Payer les paysans, subsidier les consommateurs! (11/01/2009)

légumes train.jpgReto Cadotsch, le "Che" des Jardins de Cocagne, et François Erard, la patron des paysans genevois, sont tombés d'accord avec Willy Crétegny, le viticulteur rebelle de Satigny, samedi soir à l'Alhambra (voir les billets ci-dessous). Ils auraient aussi été d'accord avec Pierre-André Tombez, président d'Uniterre, vendredi: les paysans ont droit à un juste prix pour leur travail, réclament-ils d'une même voix. Marre des subventions, de la paperasse qui va avec et des fonctionnaires qui contrôlent! Si les denrées agricoles de qualité sont trop chers et bien c'est les pauvres qu'il faut aider!

Il y a un autre secteur économique, me suis-je dit, où l'Etat aide largement les pauvres à payer leur consommation. C'est celui de la santé.

La Confédération et les cantons dépensent des centaines de millions de francs en subsides sensés alléger la facture des cotisations maladie. Pourquoi ne pas faire de même avec les denrées alimentaires de qualité ou bio?

Aujourd'hui les Suisses dépensent en moyenne moins de 8% de leur revenus pour se nourrir et 11,3% pour leur santé. Sacré paradoxe! En mangeant mieux et peut-être un peu plus cher, il pourrait peut-être diminuer leur facture pharmaceutique et médicale. Et si ça ne se fait pas peut-être que le lobby paysan est moins puissant que celui des médecins et des pharmas?

Reste qu'une telle politique réclamerait un retour aux contingentements étatiques et des politiques d'élimination des surplus. Car ce que font mine d'ignorer nos paysans, c'est qu'un prix élevé entraîne quasi automatiquement les paysans à produire davantage. S'en suivent des montagnes de beurre ou de blé qu'il faut bien écouler ou dénaturer. Sans quoi le marché reprend ses droits. La sortie du contingentement laitier nous en donne des exemples tous les jours. Au printemps dernier, les producteurs de lait ont obtenu 10 centimes de plus par litre. La production a augmenté. Résultat le prix du lait doit baisser. De fait, il baisse. C'est mécanique.

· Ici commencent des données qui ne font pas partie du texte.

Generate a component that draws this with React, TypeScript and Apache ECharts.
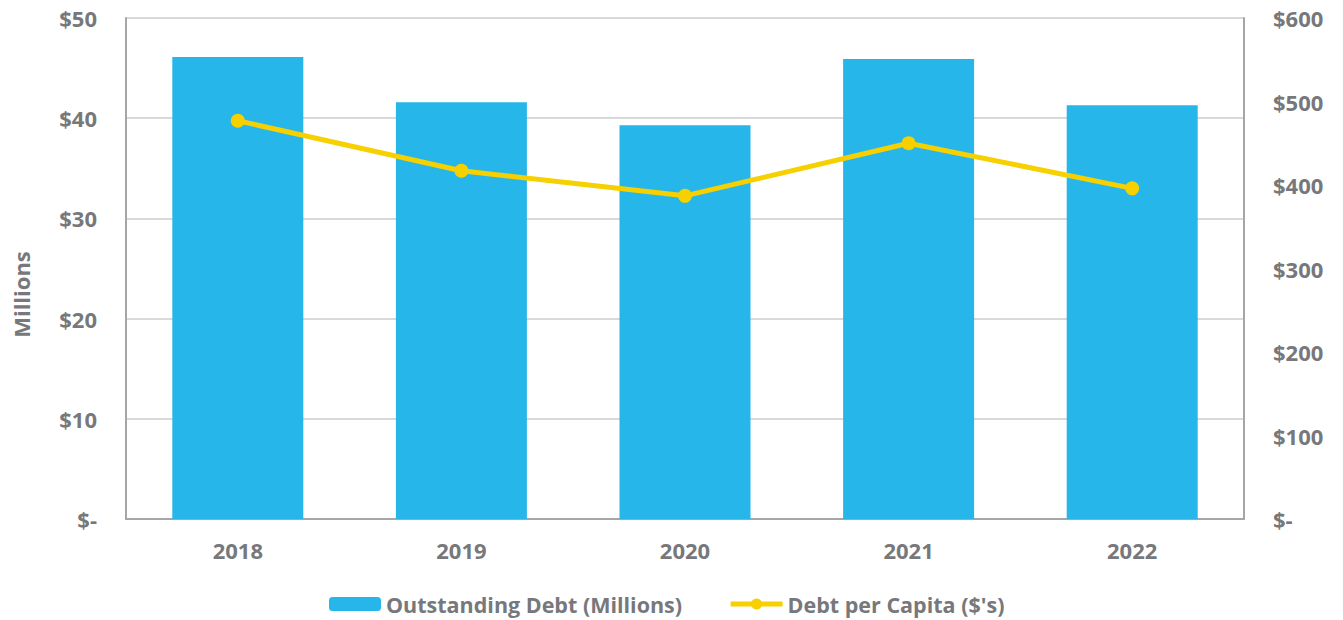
import React, { useEffect, useRef } from "react";
import * as echarts from "echarts";

const categories = ["2018", "2019", "2020", "2021", "2022"];
const outstandingDebt = [46.1, 41.6, 39.3, 45.9, 41.3];
const debtPerCapita = [477, 417, 387, 450, 396];
const leftTicks = { min: 0, max: 50, interval: 10 };
const rightTicks = { min: 0, max: 600, interval: 100 };

const BLUE = "#27B6E9";
const YELLOW = "#F7D000";
const TEXT = "#77787B";
const FONT = "Open Sans";

export default function App() {
  const ref = useRef<HTMLDivElement>(null);
  useEffect(() => {
    if (!ref.current) return;
    const chart = echarts.init(ref.current, null, { renderer: "svg" });
    const labelStyle = { color: TEXT, fontFamily: FONT, fontWeight: "bold" as const, fontSize: 22 };
    const fmt = (v: number) => (v === 0 ? "$-" : "$" + v);
    chart.setOption({
      animation: false,
      grid: { left: 126, right: 99, top: 18, bottom: 101, containLabel: false },
      legend: {
        data: [
          { name: "Outstanding Debt (Millions)" },
          { name: "Debt per Capita ($'s)", lineStyle: { width: 5, color: YELLOW } },
        ],
        left: 324,
        top: 588,
        itemWidth: 52,
        itemHeight: 14,
        itemGap: 46,
        textStyle: { ...labelStyle, fontSize: 21.5 },
      },
      xAxis: {
        type: "category",
        data: categories,
        axisLine: { lineStyle: { color: "#A6A6A6", width: 2 } },
        axisTick: { show: false },
        axisLabel: { ...labelStyle, margin: 20 },
      },
      yAxis: [
        {
          type: "value",
          ...leftTicks,
          name: "Millions",
          nameLocation: "middle",
          nameGap: 94,
          nameTextStyle: { ...labelStyle, padding: [0, 52, 0, 0] },
          axisLine: { show: true, lineStyle: { color: "#A6A6A6", width: 2 } },
          axisTick: { show: false },
          splitLine: { lineStyle: { color: "#D9D9D9", width: 2 } },
          axisLabel: { ...labelStyle, margin: 29, formatter: fmt },
        },
        {
          type: "value",
          ...rightTicks,
          position: "right",
          axisLine: { show: true, lineStyle: { color: "#A6A6A6", width: 2 } },
          axisTick: { show: false },
          splitLine: { show: false },
          axisLabel: { ...labelStyle, margin: 29, formatter: fmt },
        },
      ],
      series: [
        {
          name: "Outstanding Debt (Millions)",
          type: "bar",
          data: outstandingDebt,
          barWidth: 131,
          itemStyle: { color: BLUE },
        },
        {
          name: "Debt per Capita ($'s)",
          type: "line",
          yAxisIndex: 1,
          data: debtPerCapita,
          symbol: "circle",
          symbolSize: 14,
          lineStyle: { color: YELLOW, width: 5 },
          itemStyle: { color: YELLOW },
        },
      ],
    });
    return () => chart.dispose();
  }, []);
  return (
    <div
      ref={ref}
      style={{ position: "absolute", left: 0, top: 0, width: 1343, height: 620 }}
    />
  );
}
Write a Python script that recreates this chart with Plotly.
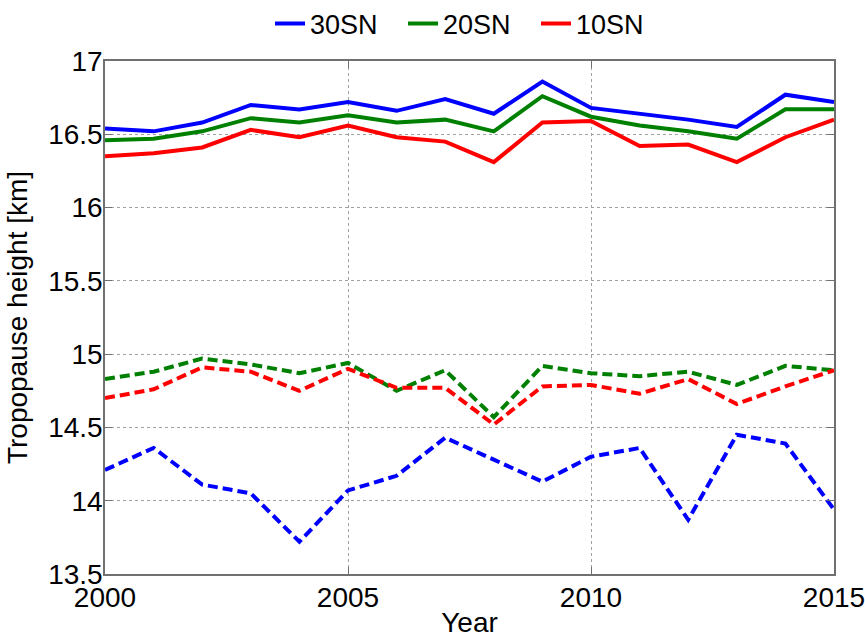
import plotly.graph_objects as go

years = list(range(2000, 2016))

sn30_solid = [16.54, 16.52, 16.58, 16.70, 16.67, 16.72, 16.66, 16.74, 16.64, 16.86, 16.68, 16.64, 16.60, 16.55, 16.77, 16.72]
sn20_solid = [16.46, 16.47, 16.52, 16.61, 16.58, 16.63, 16.58, 16.60, 16.52, 16.76, 16.62, 16.56, 16.52, 16.47, 16.67, 16.67]
sn10_solid = [16.35, 16.37, 16.41, 16.53, 16.48, 16.56, 16.48, 16.45, 16.31, 16.58, 16.59, 16.42, 16.43, 16.31, 16.48, 16.60]

sn30_dash = [14.21, 14.36, 14.11, 14.05, 13.72, 14.07, 14.17, 14.43, 14.28, 14.13, 14.30, 14.36, 13.87, 14.45, 14.39, 13.94]
sn20_dash = [14.83, 14.88, 14.97, 14.93, 14.87, 14.94, 14.75, 14.89, 14.57, 14.92, 14.87, 14.85, 14.88, 14.79, 14.92, 14.89]
sn10_dash = [14.70, 14.76, 14.91, 14.88, 14.75, 14.90, 14.77, 14.77, 14.52, 14.78, 14.79, 14.73, 14.83, 14.66, 14.78, 14.89]

names = ["30SN", "20SN", "10SN"]
colors = ["#0000ff", "#008000", "#ff0000"]
solids = [sn30_solid, sn20_solid, sn10_solid]
dashes = [sn30_dash, sn20_dash, sn10_dash]

fig = go.Figure()
for name, col, ys in zip(names, colors, solids):
    fig.add_trace(go.Scatter(x=years, y=ys, mode="lines", name=name,
                             line=dict(color=col, width=4)))
for name, col, ys in zip(names, colors, dashes):
    fig.add_trace(go.Scatter(x=years, y=ys, mode="lines", name=name, showlegend=False,
                             line=dict(color=col, width=4, dash="10px,5px")))

font = "Liberation Sans, Arial, sans-serif"
axis_common = dict(
    showline=True, linecolor="#707070", linewidth=1.5, mirror="ticks",
    ticks="inside", ticklen=7, tickcolor="#707070",
    showgrid=True, gridcolor="#a0a0a0", griddash="dot", gridwidth=1,
    zeroline=False, tickfont=dict(family=font, size=28, color="black"),
    automargin=False, ticklabeloverflow="allow",
)

fig.update_layout(
    width=865, height=639,
    margin=dict(l=105, r=31, t=61, b=65, autoexpand=False),
    paper_bgcolor="white", plot_bgcolor="white",
    font=dict(family=font, size=28, color="black"),
    showlegend=True,
    legend=dict(orientation="h", x=0.5, xanchor="center", xref="paper",
                y=1 - 24 / 639, yanchor="middle", yref="container",
                font=dict(family=font, size=27, color="black"), bgcolor="rgba(0,0,0,0)",
                entrywidth=88, tracegroupgap=0),
    xaxis=dict(range=[2000, 2015], dtick=5, tick0=2000, ticklabelstandoff=-2,
               title=dict(text="Year", font=dict(family=font, size=28), standoff=0),
               **axis_common),
    yaxis=dict(range=[13.5, 17], dtick=0.5, tick0=13.5, ticklabelstandoff=-5,
               title=dict(text="Tropopause height [km]", font=dict(family=font, size=28), standoff=12),
               **axis_common),
)

fig.write_html("out.html", config={"displayModeBar": False},
               post_script="document.body.style.margin='0';document.body.style.overflow='hidden';")
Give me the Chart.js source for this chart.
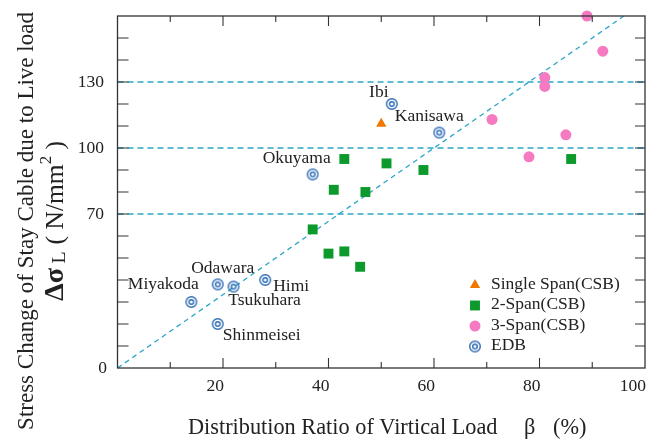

Les paysans parviendront-ils à se discipliner et à créer un cartel des producteurs? Leur faiblesse, c'est leur nombre.Il y a dans cette profession comme dans d'autres, des moutons noirs qui croient pouvoir s'en sortir seuls parce qu'ils sont dans des conditions de production favorables.

Subsidier les pauvres pour leur permettre d'accéder aux produits bio est peut-être un bon plan politique. Une solution de financement réside peut-être dans la taxe CO2. Pour que cette taxe ne soit pas un impôt, il faut en effet en restituer le produit aux habitants. Une solution déjà mise en oeuvre consiste à ristourner la taxe via les caisses maladie. Mais pourquoi ne pas créer des bons alimentaires permettant aux gens de s'acheter des denrées bios?

Reste que produire bio à grande échelle et de manière durable est un défi économique, agronomique et agricole.


PS 1: A propos, dans un communiqué de presse daté du 7 janvier, Monsanto annonce la mise sur le marché des semences d'un blé résistant à la sécheresse. A suivre comme l'on dit.

PS 2: A noter encore que l'Association suisse des sélectionneurs fêtent en 2009 son centième anniversaire.